#### Brief:
Omit all pictures. Copy the rest of the material exactly.

══ Dataset extract

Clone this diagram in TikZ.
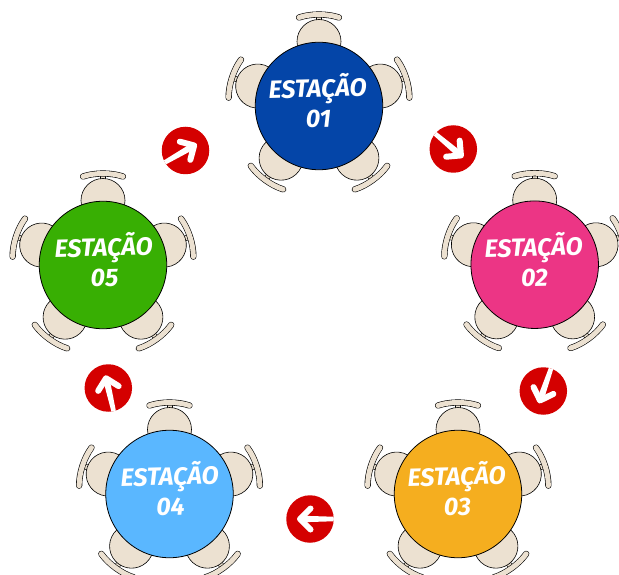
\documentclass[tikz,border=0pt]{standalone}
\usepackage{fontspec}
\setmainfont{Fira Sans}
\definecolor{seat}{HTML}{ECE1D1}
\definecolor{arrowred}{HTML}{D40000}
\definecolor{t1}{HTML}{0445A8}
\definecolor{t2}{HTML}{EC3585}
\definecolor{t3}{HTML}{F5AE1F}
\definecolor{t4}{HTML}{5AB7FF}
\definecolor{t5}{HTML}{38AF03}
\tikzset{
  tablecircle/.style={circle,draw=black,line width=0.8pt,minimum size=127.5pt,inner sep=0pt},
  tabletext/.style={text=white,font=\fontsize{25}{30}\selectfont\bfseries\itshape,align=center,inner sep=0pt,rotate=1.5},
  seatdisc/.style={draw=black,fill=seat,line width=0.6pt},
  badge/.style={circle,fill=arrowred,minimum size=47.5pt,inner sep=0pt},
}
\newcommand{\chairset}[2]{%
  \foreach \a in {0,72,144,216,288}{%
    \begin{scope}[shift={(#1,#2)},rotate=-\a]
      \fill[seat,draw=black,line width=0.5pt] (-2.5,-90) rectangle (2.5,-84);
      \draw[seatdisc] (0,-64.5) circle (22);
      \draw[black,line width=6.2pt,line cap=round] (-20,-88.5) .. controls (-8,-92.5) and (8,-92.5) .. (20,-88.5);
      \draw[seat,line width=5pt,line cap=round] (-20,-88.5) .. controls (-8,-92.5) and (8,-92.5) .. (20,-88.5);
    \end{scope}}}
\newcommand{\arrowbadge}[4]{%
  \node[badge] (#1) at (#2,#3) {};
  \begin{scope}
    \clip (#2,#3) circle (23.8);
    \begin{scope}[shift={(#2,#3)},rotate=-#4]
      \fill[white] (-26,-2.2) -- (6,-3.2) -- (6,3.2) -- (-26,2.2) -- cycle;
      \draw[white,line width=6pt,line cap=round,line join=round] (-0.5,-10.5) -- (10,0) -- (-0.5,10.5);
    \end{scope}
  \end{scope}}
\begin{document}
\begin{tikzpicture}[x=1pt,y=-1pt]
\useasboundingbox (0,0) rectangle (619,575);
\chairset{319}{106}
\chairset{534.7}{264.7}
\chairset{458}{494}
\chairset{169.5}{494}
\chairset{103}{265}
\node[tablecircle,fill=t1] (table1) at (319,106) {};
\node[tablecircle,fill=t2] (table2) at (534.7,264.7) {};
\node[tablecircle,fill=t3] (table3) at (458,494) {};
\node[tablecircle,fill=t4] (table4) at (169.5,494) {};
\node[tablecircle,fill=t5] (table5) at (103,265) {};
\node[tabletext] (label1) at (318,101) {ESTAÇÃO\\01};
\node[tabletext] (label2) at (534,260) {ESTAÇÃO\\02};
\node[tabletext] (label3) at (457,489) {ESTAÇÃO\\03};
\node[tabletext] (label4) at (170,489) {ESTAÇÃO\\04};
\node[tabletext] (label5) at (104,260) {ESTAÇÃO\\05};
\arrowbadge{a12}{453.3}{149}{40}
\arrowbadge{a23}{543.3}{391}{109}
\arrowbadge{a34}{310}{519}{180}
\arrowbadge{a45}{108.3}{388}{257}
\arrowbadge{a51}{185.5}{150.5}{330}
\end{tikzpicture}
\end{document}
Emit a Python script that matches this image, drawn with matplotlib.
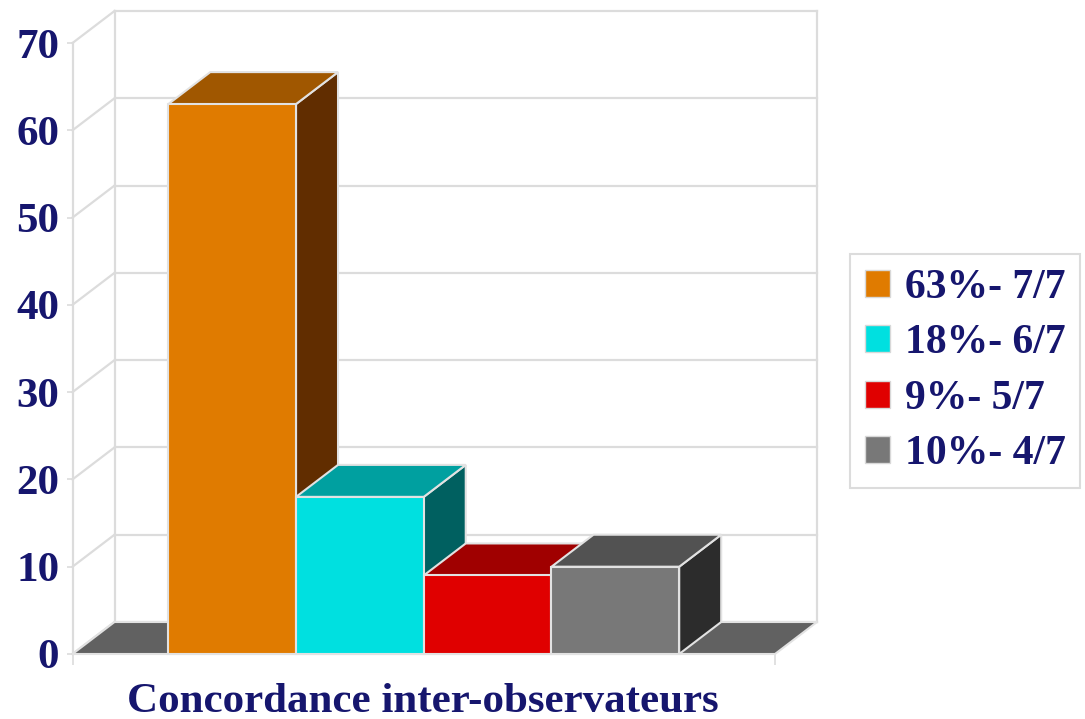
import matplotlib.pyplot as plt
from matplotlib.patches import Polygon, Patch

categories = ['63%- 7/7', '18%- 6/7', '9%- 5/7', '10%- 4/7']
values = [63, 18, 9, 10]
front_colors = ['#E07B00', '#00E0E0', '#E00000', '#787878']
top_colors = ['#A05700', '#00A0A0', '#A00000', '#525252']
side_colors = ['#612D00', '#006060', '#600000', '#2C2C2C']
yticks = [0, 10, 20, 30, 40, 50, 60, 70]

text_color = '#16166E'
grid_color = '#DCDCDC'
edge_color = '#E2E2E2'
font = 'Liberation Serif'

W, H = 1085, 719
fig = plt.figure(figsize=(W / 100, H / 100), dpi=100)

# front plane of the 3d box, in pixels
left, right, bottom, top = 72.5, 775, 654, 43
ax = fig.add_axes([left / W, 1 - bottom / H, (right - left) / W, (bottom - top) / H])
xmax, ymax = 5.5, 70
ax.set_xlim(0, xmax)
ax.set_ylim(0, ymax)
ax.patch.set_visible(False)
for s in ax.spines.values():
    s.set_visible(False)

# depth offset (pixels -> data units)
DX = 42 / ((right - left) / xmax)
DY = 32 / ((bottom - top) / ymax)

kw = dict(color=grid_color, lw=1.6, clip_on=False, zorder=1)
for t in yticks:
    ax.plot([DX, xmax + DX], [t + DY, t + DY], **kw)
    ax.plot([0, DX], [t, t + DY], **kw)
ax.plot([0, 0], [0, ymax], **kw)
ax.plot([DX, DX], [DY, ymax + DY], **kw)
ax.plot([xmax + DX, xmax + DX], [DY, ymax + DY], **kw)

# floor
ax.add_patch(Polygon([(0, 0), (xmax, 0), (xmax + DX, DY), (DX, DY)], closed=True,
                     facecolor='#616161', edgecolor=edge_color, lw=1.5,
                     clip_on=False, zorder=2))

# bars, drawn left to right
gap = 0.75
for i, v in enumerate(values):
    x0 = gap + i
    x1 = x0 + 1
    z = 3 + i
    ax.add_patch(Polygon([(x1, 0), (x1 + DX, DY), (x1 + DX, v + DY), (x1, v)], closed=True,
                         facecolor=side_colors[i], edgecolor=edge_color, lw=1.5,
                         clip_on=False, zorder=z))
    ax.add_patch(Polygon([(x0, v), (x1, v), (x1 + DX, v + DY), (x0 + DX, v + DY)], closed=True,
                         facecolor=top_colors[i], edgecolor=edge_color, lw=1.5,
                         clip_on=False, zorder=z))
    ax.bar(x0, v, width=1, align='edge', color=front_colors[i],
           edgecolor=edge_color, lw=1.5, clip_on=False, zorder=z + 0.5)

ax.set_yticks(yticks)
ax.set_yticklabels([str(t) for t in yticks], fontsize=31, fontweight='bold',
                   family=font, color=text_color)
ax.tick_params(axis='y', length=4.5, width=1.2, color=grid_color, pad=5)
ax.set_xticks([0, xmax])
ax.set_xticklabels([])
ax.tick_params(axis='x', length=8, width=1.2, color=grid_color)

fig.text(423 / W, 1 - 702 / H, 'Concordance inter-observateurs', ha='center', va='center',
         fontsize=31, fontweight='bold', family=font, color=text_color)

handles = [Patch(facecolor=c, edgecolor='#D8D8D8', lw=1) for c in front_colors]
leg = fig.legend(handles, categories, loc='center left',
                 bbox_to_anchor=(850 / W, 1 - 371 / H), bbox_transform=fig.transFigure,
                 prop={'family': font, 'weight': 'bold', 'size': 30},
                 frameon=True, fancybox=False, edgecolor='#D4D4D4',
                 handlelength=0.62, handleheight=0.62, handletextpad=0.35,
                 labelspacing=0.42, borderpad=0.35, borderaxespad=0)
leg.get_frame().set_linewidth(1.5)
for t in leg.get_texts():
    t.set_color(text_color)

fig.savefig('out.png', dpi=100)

════

#### Problem solution:
Clone this diagram in TikZ.
\documentclass[tikz,border=0pt]{standalone}
\usepackage{fontspec}
\setmainfont{Fira Sans}
\definecolor{seat}{HTML}{ECE1D1}
\definecolor{arrowred}{HTML}{D40000}
\definecolor{t1}{HTML}{0445A8}
\definecolor{t2}{HTML}{EC3585}
\definecolor{t3}{HTML}{F5AE1F}
\definecolor{t4}{HTML}{5AB7FF}
\definecolor{t5}{HTML}{38AF03}
\tikzset{
  tablecircle/.style={circle,draw=black,line width=0.8pt,minimum size=127.5pt,inner sep=0pt},
  tabletext/.style={text=white,font=\fontsize{25}{30}\selectfont\bfseries\itshape,align=center,inner sep=0pt,rotate=1.5},
  seatdisc/.style={draw=black,fill=seat,line width=0.6pt},
  badge/.style={circle,fill=arrowred,minimum size=47.5pt,inner sep=0pt},
}
\newcommand{\chairset}[2]{%
  \foreach \a in {0,72,144,216,288}{%
    \begin{scope}[shift={(#1,#2)},rotate=-\a]
      \fill[seat,draw=black,line width=0.5pt] (-2.5,-90) rectangle (2.5,-84);
      \draw[seatdisc] (0,-64.5) circle (22);
      \draw[black,line width=6.2pt,line cap=round] (-20,-88.5) .. controls (-8,-92.5) and (8,-92.5) .. (20,-88.5);
      \draw[seat,line width=5pt,line cap=round] (-20,-88.5) .. controls (-8,-92.5) and (8,-92.5) .. (20,-88.5);
    \end{scope}}}
\newcommand{\arrowbadge}[4]{%
  \node[badge] (#1) at (#2,#3) {};
  \begin{scope}
    \clip (#2,#3) circle (23.8);
    \begin{scope}[shift={(#2,#3)},rotate=-#4]
      \fill[white] (-26,-2.2) -- (6,-3.2) -- (6,3.2) -- (-26,2.2) -- cycle;
      \draw[white,line width=6pt,line cap=round,line join=round] (-0.5,-10.5) -- (10,0) -- (-0.5,10.5);
    \end{scope}
  \end{scope}}
\begin{document}
\begin{tikzpicture}[x=1pt,y=-1pt]
\useasboundingbox (0,0) rectangle (619,575);
\chairset{319}{106}
\chairset{534.7}{264.7}
\chairset{458}{494}
\chairset{169.5}{494}
\chairset{103}{265}
\node[tablecircle,fill=t1] (table1) at (319,106) {};
\node[tablecircle,fill=t2] (table2) at (534.7,264.7) {};
\node[tablecircle,fill=t3] (table3) at (458,494) {};
\node[tablecircle,fill=t4] (table4) at (169.5,494) {};
\node[tablecircle,fill=t5] (table5) at (103,265) {};
\node[tabletext] (label1) at (318,101) {ESTAÇÃO\\01};
\node[tabletext] (label2) at (534,260) {ESTAÇÃO\\02};
\node[tabletext] (label3) at (457,489) {ESTAÇÃO\\03};
\node[tabletext] (label4) at (170,489) {ESTAÇÃO\\04};
\node[tabletext] (label5) at (104,260) {ESTAÇÃO\\05};
\arrowbadge{a12}{453.3}{149}{40}
\arrowbadge{a23}{543.3}{391}{109}
\arrowbadge{a34}{310}{519}{180}
\arrowbadge{a45}{108.3}{388}{257}
\arrowbadge{a51}{185.5}{150.5}{330}
\end{tikzpicture}
\end{document}
Emit a Python script that matches this image, drawn with matplotlib.
import matplotlib.pyplot as plt
from matplotlib.patches import Polygon, Patch

categories = ['63%- 7/7', '18%- 6/7', '9%- 5/7', '10%- 4/7']
values = [63, 18, 9, 10]
front_colors = ['#E07B00', '#00E0E0', '#E00000', '#787878']
top_colors = ['#A05700', '#00A0A0', '#A00000', '#525252']
side_colors = ['#612D00', '#006060', '#600000', '#2C2C2C']
yticks = [0, 10, 20, 30, 40, 50, 60, 70]

text_color = '#16166E'
grid_color = '#DCDCDC'
edge_color = '#E2E2E2'
font = 'Liberation Serif'

W, H = 1085, 719
fig = plt.figure(figsize=(W / 100, H / 100), dpi=100)

# front plane of the 3d box, in pixels
left, right, bottom, top = 72.5, 775, 654, 43
ax = fig.add_axes([left / W, 1 - bottom / H, (right - left) / W, (bottom - top) / H])
xmax, ymax = 5.5, 70
ax.set_xlim(0, xmax)
ax.set_ylim(0, ymax)
ax.patch.set_visible(False)
for s in ax.spines.values():
    s.set_visible(False)

# depth offset (pixels -> data units)
DX = 42 / ((right - left) / xmax)
DY = 32 / ((bottom - top) / ymax)

kw = dict(color=grid_color, lw=1.6, clip_on=False, zorder=1)
for t in yticks:
    ax.plot([DX, xmax + DX], [t + DY, t + DY], **kw)
    ax.plot([0, DX], [t, t + DY], **kw)
ax.plot([0, 0], [0, ymax], **kw)
ax.plot([DX, DX], [DY, ymax + DY], **kw)
ax.plot([xmax + DX, xmax + DX], [DY, ymax + DY], **kw)

# floor
ax.add_patch(Polygon([(0, 0), (xmax, 0), (xmax + DX, DY), (DX, DY)], closed=True,
                     facecolor='#616161', edgecolor=edge_color, lw=1.5,
                     clip_on=False, zorder=2))

# bars, drawn left to right
gap = 0.75
for i, v in enumerate(values):
    x0 = gap + i
    x1 = x0 + 1
    z = 3 + i
    ax.add_patch(Polygon([(x1, 0), (x1 + DX, DY), (x1 + DX, v + DY), (x1, v)], closed=True,
                         facecolor=side_colors[i], edgecolor=edge_color, lw=1.5,
                         clip_on=False, zorder=z))
    ax.add_patch(Polygon([(x0, v), (x1, v), (x1 + DX, v + DY), (x0 + DX, v + DY)], closed=True,
                         facecolor=top_colors[i], edgecolor=edge_color, lw=1.5,
                         clip_on=False, zorder=z))
    ax.bar(x0, v, width=1, align='edge', color=front_colors[i],
           edgecolor=edge_color, lw=1.5, clip_on=False, zorder=z + 0.5)

ax.set_yticks(yticks)
ax.set_yticklabels([str(t) for t in yticks], fontsize=31, fontweight='bold',
                   family=font, color=text_color)
ax.tick_params(axis='y', length=4.5, width=1.2, color=grid_color, pad=5)
ax.set_xticks([0, xmax])
ax.set_xticklabels([])
ax.tick_params(axis='x', length=8, width=1.2, color=grid_color)

fig.text(423 / W, 1 - 702 / H, 'Concordance inter-observateurs', ha='center', va='center',
         fontsize=31, fontweight='bold', family=font, color=text_color)

handles = [Patch(facecolor=c, edgecolor='#D8D8D8', lw=1) for c in front_colors]
leg = fig.legend(handles, categories, loc='center left',
                 bbox_to_anchor=(850 / W, 1 - 371 / H), bbox_transform=fig.transFigure,
                 prop={'family': font, 'weight': 'bold', 'size': 30},
                 frameon=True, fancybox=False, edgecolor='#D4D4D4',
                 handlelength=0.62, handleheight=0.62, handletextpad=0.35,
                 labelspacing=0.42, borderpad=0.35, borderaxespad=0)
leg.get_frame().set_linewidth(1.5)
for t in leg.get_texts():
    t.set_color(text_color)

fig.savefig('out.png', dpi=100)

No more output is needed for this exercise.